I am very skeptical that BY didn't know the details until 1870. In fact, I find that an extraordinary claim.


It was common knowledge by 1857 that Lee and other Mormons were involved in the attack. Federal reports, especially one prepared by Indian agent Garland Hurt, contain this information. No doubt Young knew these rumors.

According to Woodruff's diary, however, neither Hamblin nor Lee made a report after the incident implicating Lee. Indeed, Lee wrote a letter disclaiming any responsibility to Young. (Bagley claims this was a false denial requested by Young, but there is no evidence of that; I have to go on the evidence.)

Hamblin, however, claims to have received Lee's confession in 1857, in detail. He so testified at trial in 1876. The problem with this is that the confession he recounts at trial is incredible, i.e., non-credible. I am one of the few Massacre scholars who believe that Hamblin lied at the trial and just wanted to make sure Lee was convicted. (After all, Hamblin knew that Lee had previously offered to deliver a confession to the DoJ in a plea bargain attempt but that the DoJ had rejected it because it didn't implicate Young.)

To really confuse the issue about Hamblin, and whether he knew: Lee's lawyer, during closing argument, told the jury that he believed Hamblin was telling the truth about his encounter with Lee. Lee's post-trial diary entries claim that Hamblin made it up.

But, I believe that Young knew some details but not enough to take action against Lee. Church officials are prohibited from taking membership action without either a confession or witnesses. Young had neither for many years.
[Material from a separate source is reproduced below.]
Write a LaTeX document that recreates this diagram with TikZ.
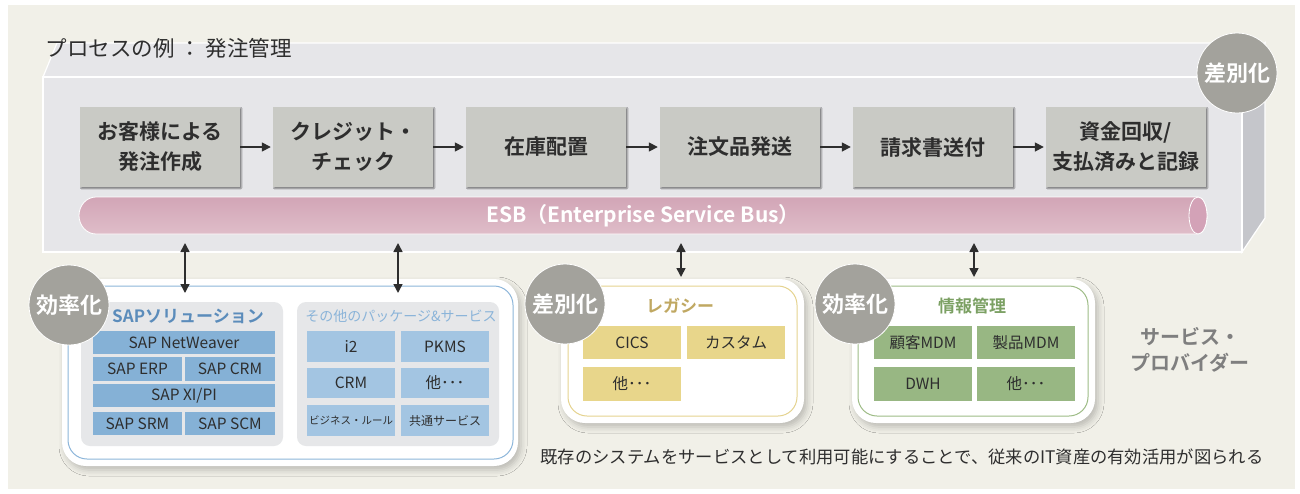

The Lee family has made a big deal about Lee's continued good standing in the church -- Young granted permission for at least one more wife and stayed once in Lee's house after the massacre. But relations between the two deteriorated significantly in the late 1860s. The Church has no "duty" to excommunicate people at a particular time, nor need it explain why it has reinstated people. Lee was essentially out of the Church for many years before 1870, living in hiding.